Ok, let me try this again.
So, in my humble opinion. If you’re just starting out (as a 20-25kyu) you don’t need to do a deep dive into joseki. Just learn 2-3 of the most basic ones so that you’re not flopping around during the opening game. When I was just starting to learn, I used to make A LOT of mistakes during the opening because I didn’t understand what was going on or the priorities for each move. I was making middle-game moves in the opening, and would frequently get myself into trouble.
Here’s a copy/paste of an older post where I use one of the more basic joseki sequences to explain the importance of “settling one’s stones”. Hopefully, this will help you understand why every move in a joseki sequence makes sense.
So let’s start with one of the classic opening sequences:
So, black had a stone at Q16, and then white approaches the corner at O17. White is implicitly attacking black - meaning - if black doesn’t DO SOMETHING, then white will play at R17 or R14 and have a good chance of taking over that corner.
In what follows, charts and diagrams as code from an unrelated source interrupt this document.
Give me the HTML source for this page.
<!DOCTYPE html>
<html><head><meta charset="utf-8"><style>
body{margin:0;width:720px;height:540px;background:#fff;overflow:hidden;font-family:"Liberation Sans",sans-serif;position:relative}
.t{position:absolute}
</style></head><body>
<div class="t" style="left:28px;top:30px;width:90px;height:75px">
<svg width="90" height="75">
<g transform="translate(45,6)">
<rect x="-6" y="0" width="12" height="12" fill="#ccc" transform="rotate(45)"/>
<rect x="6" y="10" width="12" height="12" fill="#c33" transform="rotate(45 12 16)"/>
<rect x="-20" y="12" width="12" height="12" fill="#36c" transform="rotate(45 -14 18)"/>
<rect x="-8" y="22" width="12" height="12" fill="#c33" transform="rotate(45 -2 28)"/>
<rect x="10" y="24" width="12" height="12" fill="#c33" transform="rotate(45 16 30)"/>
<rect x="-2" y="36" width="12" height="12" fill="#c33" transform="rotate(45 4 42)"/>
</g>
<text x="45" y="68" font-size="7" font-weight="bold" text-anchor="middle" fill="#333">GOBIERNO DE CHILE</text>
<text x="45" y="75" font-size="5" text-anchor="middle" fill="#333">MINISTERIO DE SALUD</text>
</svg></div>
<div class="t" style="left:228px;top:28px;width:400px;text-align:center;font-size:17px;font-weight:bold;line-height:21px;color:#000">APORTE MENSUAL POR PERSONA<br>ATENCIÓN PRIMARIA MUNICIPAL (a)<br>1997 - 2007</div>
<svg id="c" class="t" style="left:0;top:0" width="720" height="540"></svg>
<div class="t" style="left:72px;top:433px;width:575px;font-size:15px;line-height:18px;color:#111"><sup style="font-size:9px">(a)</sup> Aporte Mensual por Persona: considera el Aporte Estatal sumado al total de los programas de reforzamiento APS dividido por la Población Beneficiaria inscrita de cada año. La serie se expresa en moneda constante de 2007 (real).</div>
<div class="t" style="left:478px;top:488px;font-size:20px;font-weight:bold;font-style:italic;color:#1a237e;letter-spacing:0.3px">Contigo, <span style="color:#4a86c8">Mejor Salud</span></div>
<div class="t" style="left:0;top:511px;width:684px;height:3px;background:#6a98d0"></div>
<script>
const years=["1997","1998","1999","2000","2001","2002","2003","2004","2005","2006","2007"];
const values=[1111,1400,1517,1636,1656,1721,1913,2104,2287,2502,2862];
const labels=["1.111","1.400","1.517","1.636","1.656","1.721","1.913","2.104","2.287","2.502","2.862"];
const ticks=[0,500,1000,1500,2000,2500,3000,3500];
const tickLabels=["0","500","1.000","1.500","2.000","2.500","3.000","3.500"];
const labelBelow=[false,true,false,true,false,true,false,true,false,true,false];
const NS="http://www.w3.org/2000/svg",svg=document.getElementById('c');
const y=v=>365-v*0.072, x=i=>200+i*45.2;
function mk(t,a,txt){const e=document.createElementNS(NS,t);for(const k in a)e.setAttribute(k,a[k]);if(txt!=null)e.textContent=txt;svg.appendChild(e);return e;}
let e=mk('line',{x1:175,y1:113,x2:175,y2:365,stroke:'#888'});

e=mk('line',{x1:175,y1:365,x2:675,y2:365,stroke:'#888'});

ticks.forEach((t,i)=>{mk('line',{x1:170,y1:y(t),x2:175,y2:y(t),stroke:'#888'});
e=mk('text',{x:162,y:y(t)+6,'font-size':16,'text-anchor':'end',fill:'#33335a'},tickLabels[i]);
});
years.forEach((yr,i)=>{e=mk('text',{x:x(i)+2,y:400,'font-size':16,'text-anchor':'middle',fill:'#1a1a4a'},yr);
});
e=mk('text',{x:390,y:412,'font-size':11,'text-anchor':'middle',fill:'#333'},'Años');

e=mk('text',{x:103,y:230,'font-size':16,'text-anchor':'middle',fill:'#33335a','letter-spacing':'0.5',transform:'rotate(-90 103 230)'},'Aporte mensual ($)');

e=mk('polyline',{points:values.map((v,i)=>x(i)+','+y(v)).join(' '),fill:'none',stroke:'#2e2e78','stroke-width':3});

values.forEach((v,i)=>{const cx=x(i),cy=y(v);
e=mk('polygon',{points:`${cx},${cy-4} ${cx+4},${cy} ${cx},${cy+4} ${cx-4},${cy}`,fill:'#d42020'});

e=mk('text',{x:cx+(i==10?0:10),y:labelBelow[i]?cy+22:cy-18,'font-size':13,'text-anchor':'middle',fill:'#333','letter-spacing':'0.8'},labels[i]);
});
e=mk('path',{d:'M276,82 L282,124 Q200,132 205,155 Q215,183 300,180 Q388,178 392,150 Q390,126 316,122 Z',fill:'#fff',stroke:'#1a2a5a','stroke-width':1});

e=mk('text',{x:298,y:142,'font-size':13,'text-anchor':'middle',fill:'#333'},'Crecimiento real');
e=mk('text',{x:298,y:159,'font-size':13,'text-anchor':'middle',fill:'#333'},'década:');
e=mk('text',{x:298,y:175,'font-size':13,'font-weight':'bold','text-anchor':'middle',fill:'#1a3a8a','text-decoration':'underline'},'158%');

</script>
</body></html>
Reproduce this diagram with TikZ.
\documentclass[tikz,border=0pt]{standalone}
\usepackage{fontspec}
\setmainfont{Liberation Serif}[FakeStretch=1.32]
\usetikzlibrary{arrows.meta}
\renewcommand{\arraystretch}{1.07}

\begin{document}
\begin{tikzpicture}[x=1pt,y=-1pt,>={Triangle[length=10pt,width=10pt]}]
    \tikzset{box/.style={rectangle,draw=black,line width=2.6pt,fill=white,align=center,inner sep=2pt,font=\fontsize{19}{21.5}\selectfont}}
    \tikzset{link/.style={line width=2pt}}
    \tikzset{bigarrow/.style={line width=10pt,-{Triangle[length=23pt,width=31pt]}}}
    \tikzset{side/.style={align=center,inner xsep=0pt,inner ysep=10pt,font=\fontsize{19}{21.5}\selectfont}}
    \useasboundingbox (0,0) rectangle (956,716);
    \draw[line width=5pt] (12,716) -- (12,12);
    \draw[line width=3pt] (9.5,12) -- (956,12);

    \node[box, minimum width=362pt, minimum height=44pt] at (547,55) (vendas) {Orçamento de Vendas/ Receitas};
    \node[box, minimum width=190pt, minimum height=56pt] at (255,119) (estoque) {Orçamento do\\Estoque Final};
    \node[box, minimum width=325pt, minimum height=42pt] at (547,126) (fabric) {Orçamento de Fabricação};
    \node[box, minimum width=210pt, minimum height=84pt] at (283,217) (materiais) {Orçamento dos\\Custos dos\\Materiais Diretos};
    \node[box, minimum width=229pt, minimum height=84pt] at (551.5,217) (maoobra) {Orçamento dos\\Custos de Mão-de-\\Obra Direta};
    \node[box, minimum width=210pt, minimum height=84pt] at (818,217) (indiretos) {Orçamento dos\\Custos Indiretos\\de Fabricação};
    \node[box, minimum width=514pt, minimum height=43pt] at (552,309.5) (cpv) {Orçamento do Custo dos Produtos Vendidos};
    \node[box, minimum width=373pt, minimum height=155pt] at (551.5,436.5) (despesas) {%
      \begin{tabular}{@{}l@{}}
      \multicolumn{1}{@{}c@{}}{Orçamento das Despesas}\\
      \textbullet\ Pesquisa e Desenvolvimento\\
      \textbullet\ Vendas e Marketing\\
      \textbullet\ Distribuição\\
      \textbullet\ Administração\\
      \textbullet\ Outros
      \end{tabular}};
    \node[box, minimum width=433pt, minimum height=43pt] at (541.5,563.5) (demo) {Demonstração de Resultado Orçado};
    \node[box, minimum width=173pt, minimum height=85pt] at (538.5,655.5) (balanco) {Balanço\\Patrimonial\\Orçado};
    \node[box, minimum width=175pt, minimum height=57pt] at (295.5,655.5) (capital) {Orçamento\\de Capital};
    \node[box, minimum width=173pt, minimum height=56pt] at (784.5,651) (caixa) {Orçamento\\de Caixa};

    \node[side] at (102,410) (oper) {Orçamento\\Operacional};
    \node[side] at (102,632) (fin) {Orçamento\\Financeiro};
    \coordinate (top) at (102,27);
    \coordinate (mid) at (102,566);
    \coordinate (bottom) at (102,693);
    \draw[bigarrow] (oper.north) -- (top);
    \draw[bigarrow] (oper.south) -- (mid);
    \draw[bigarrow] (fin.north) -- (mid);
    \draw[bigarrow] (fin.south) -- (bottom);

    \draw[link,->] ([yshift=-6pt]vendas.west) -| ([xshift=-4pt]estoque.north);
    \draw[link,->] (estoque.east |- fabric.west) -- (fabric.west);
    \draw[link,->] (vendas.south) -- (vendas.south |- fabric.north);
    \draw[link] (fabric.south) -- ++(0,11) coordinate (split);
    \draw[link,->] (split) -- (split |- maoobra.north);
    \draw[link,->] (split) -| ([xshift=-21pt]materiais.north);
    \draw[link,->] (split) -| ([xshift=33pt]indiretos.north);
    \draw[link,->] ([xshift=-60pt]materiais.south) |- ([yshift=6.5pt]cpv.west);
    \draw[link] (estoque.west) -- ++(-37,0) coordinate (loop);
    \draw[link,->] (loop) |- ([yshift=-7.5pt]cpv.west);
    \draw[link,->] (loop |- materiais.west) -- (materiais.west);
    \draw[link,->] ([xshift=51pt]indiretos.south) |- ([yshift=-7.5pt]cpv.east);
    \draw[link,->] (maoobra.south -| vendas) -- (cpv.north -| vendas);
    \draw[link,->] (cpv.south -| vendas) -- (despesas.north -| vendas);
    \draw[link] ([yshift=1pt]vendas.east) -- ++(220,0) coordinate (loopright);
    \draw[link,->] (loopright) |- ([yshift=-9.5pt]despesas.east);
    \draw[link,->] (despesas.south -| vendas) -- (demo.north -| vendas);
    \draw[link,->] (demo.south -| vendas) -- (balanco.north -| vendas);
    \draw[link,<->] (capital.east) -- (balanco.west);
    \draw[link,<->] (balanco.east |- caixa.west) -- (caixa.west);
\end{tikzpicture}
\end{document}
So, black plays calmly at R14. Even if white can do something on the top, black can still get the right side of that corner, and maybe part of the top edge. But now, white is outnumbered! If black plays at M17, white will be in trouble, so now white has two choices. White can restore the balance and play a defensive move like this:
Black’s two stones are matched by white’s two stones, the battle for the corner is far from over, but this small exchange is done for now - the stones are “settled”. Now - what if instead of falling back, white decides that the best defense is a good offense, and tries to grab more of the corner like this:
Since corner and edge real estate is the most valuable/efficient territory in the game, black wants to guard their part of the corner as much as possible. Now that white has counter-attacked, black must do something or white will play at R17 and grab the whole corner.
Black blocks at R17 - which now leaves white out-numbered 3 to 2. So, in order to keep black from surrounding it, white plays at L16 and settles the stones. Even though it went on a little longer, this little sword-fight is now over, and black ended up with the “initiative” to make whatever next attacking move is to be made in the game. So - let’s do some
- Every attacking move implicitly exposes a weakness if the opponent doesn’t respond - always look ahead to what could happen if you don’t defend
- Don’t let your stones get out-numbered in any one area
- Attacking is great but it inevitably puts the attacker off-balance, requiring a defending move once your opponent responds
- Once the stones seem evenly matched, that particular exchange is “settled” and you should look to see whether it makes more sense to keep attacking that same area, or if there are other, more-open areas where you can make more profit with a single attacking move.